地域や次元、そして事務所すらも さまざまな"壁"を飛び越えた2022年・にじさんじタレントらの名配信・名シーン(前編)
ファンのなかで話にあがるネタといえば、「あの人がもしも〇〇だったら?」という妄想ネタ。「その状況・立場なら××のほうが似合いそうじゃない?」とファン同士で盛り上がり、時としてそれは二次創作のなかで描かれることもしばしば。
アンジュ・カトリーナとニュイ・ニュイソシエールの仲良しコンビによるにじさんじ家系図は、まさにそんな姿が目に見える形で届けられた配信であろう。家族構成に留まらず、友人関係や何でもない関係に至るまで、主人公を自分にしたうえで広がっていく相関関係を話していく。
『Minecraft』で妄想小説を書いて関係者とリスナーを笑わせたり胸苦しくさせたアンジュと、リスナーの思わぬコメントに興が高じて「家で思わず踊ったりする?」と真剣に聞いてみるニュイの2人。そんな2人による解像度・構築力の高い妄想学校トークの数々は、ツラツラと口をついてでてくるがほとんどがその場でひらめいたものばかりだろう。思わず「夢女子」と口に出してしまってはいるが、2人が何を読み、なにを好んできたかが伝わってくる。
男女関わらず多くのメンバーが取り上げられつつ、共感できるところ・できないところで盛り上がったり下がったりを繰り返す2人の姿は、「にじさんじファンの理想的な姿を公式側が提供している」かのようだ。
ちなみに以前同様の企画で話題にあがった「アンジュの同級生は黛灰とエリー・コニファー」という組み合わせ、その後実際にカップリングとなって配信に登場したことがある。筆者は「アンジュの三女・北小路ヒスイ」を見てみたいところだ。
にじさんじENの配信を見てみると、会話内容が英語ということで言葉がうまく伝わらなくても、オーバーリアクションや声を荒げたりなどをし、「祖野な言動をしている」と見て取れることがままある。
にじさんじENの同僚メンバーもコメントすることが多く、相手が困っていればDiscordを使って連絡を取り、そのまま配信に登場するといった流れも。これはブレイクを果たす前の「にじさんじ」のようなラフさにも似ている。
そんななか、4月4日にVox Akumaは『GETTING OVER IT』こと「壺ゲーム」をプレイすることに。始まる前までは前回で手こずっていた頭を掠めていたヴォックス。
i keep thinking about my last getting over it stream, and it makes me unhappy. i'm gonna keep playing until i beat this thing https://t.co/tutZRkFltc pic.twitter.com/2nzvqZ8Ynx
— Vox Akuma 👹🧧 NIJISANJI EN (@Vox_Akuma) April 4, 2022
スタートしてから3時間半を越えてもなかなかゲームクリアまで至らず、前回の苦戦が頭を掠めはじめるヴォックス。そんなときに駆けつけたのは、遠藤霊夢、遊間ユーゴ、ファルガー・オーヴィド、アイク・イーヴランドら同僚たち。時間を追うごと少しずつ応援者が増え、ゲームも終盤となってクリアも目前まで進んだ。

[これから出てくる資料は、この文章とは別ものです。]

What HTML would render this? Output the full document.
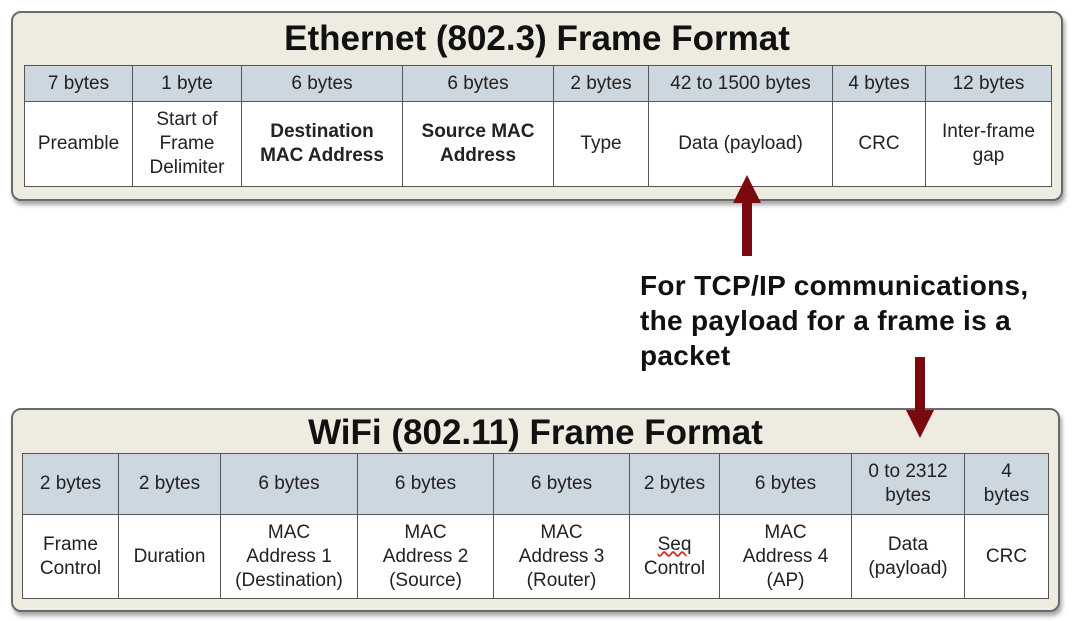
<!DOCTYPE html>
<html><head><meta charset="utf-8"><style>
body{margin:0;width:1077px;height:621px;background:#fff;position:relative;overflow:hidden;font-family:"Liberation Sans",Arial,sans-serif;}
.panel{position:absolute;background:#eeece1;border:2px solid #6a6a6a;border-radius:10px;box-shadow:2px 4px 4px rgba(0,0,0,0.35);}
.title{position:absolute;left:0;right:0;text-align:center;font-weight:bold;font-size:35px;color:#111;}
table{position:absolute;border-collapse:collapse;table-layout:fixed;}
td{border:1px solid #555;text-align:center;vertical-align:middle;font-size:19px;color:#222;line-height:24px;padding:0;}
tr.h td{background:#cdd7df;}
tr.b td{background:#fff;}
.bold{font-weight:bold;}
.note{position:absolute;left:640px;top:268px;font-weight:bold;font-size:28px;letter-spacing:0.3px;line-height:35px;color:#111;white-space:nowrap;}
</style></head><body>
<div class="panel" style="left:11px;top:11px;width:1048px;height:186px;">
<div class="title" style="top:6px;">Ethernet (802.3) Frame Format</div>
</div>
<table style="left:24px;top:65px;width:1027px;height:122px;">
<colgroup><col style="width:108px"><col style="width:109px"><col style="width:161px"><col style="width:151px"><col style="width:95px"><col style="width:184px"><col style="width:93px"><col style="width:126px"></colgroup>
<tr class="h" style="height:36px"><td>7 bytes</td><td>1 byte</td><td>6 bytes</td><td>6 bytes</td><td>2 bytes</td><td>42 to 1500 bytes</td><td>4 bytes</td><td>12 bytes</td></tr>
<tr class="b"><td>Preamble</td><td>Start of<br>Frame<br>Delimiter</td><td class="bold">Destination<br>MAC Address</td><td class="bold">Source MAC<br>Address</td><td>Type</td><td>Data (payload)</td><td>CRC</td><td>Inter-frame<br>gap</td></tr>
</table>

<div class="note">For TCP/IP communications,<br>the payload for a frame is a<br>packet</div>

<div class="panel" style="left:11px;top:408px;width:1045px;height:200px;">
<div class="title" style="top:3px;">WiFi (802.11) Frame Format</div>
</div>
<table style="left:22px;top:453px;width:1026px;height:146px;z-index:2">
<colgroup><col style="width:96px"><col style="width:102px"><col style="width:137px"><col style="width:136px"><col style="width:136px"><col style="width:90px"><col style="width:132px"><col style="width:113px"><col style="width:84px"></colgroup>
<tr class="h" style="height:61px"><td>2 bytes</td><td>2 bytes</td><td>6 bytes</td><td>6 bytes</td><td>6 bytes</td><td>2 bytes</td><td>6 bytes</td><td>0 to 2312<br>bytes</td><td>4<br>bytes</td></tr>
<tr class="b"><td>Frame<br>Control</td><td>Duration</td><td>MAC<br>Address 1<br>(Destination)</td><td>MAC<br>Address 2<br>(Source)</td><td>MAC<br>Address 3<br>(Router)</td><td><span style="text-decoration:underline wavy #c33;">Seq</span><br>Control</td><td>MAC<br>Address 4<br>(AP)</td><td>Data<br>(payload)</td><td>CRC</td></tr>
</table>

<svg style="position:absolute;left:0;top:0;z-index:5" width="1077" height="621">
<polygon points="747,175 733,203 761,203" fill="#7a0a0f"/>
<rect x="742" y="200" width="10" height="56" fill="#7a0a0f"/>
<rect x="915" y="357" width="10" height="54" fill="#7a0a0f"/>
<polygon points="920,438 906,410 934,410" fill="#7a0a0f"/>
</svg>
</body></html>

そんななかでスタートしたのが「海外でのアニメ界隈あるあるネタ」。VTuberになるということはどこかしらでアニメ作品には触れてきているのであろう、5人が話す内容は本当に多彩であり、リアリティ溢れるものばかり。筆者も知っているもの・知らないものもあり、とても面白かった。
「目を隠しているキャラクターが『分かってる』という時『I See』と字幕が振られている」
「コードギアス・スザクの嘘字幕」
「自分が足を運んだアニメフェスティバルで主題歌やアニメネタを叫んだときの反応」
「『NARUTO』ドイツ版オリジナルオープニングソングや忍者の印を真似した」
そんな話をしていると、なぜかうまく進まなくなってしまい焦り始め、しまいに「赤ちゃん化」してしまうヴォックス。あの太く艶やかなダンディな声で赤ちゃんのようになってしまうのだから、仲良いメンバーらとのムード作りがいかに面白い配信へと繋がるかが分かるだろう。
ちなみにこのステージ箇所、屋根の上から崖の中腹、上まであがってからのプレイと雑談だけで2~3時間ほどあるが、その間見られるのはNIJISANJI ENメンバーの仲の良さや心優しい眼差しだ。決してヘタに煽ることなく、無駄に思えるような雑談や応援の声をかけ続けるメンバーたち。
日本のVTuberファンならびにストリーマーファンにとっては驚くかもしれないが、このゲームが孤独の戦いではなく、友人らと共に和気あいあいとプレイできることを証明したのだ。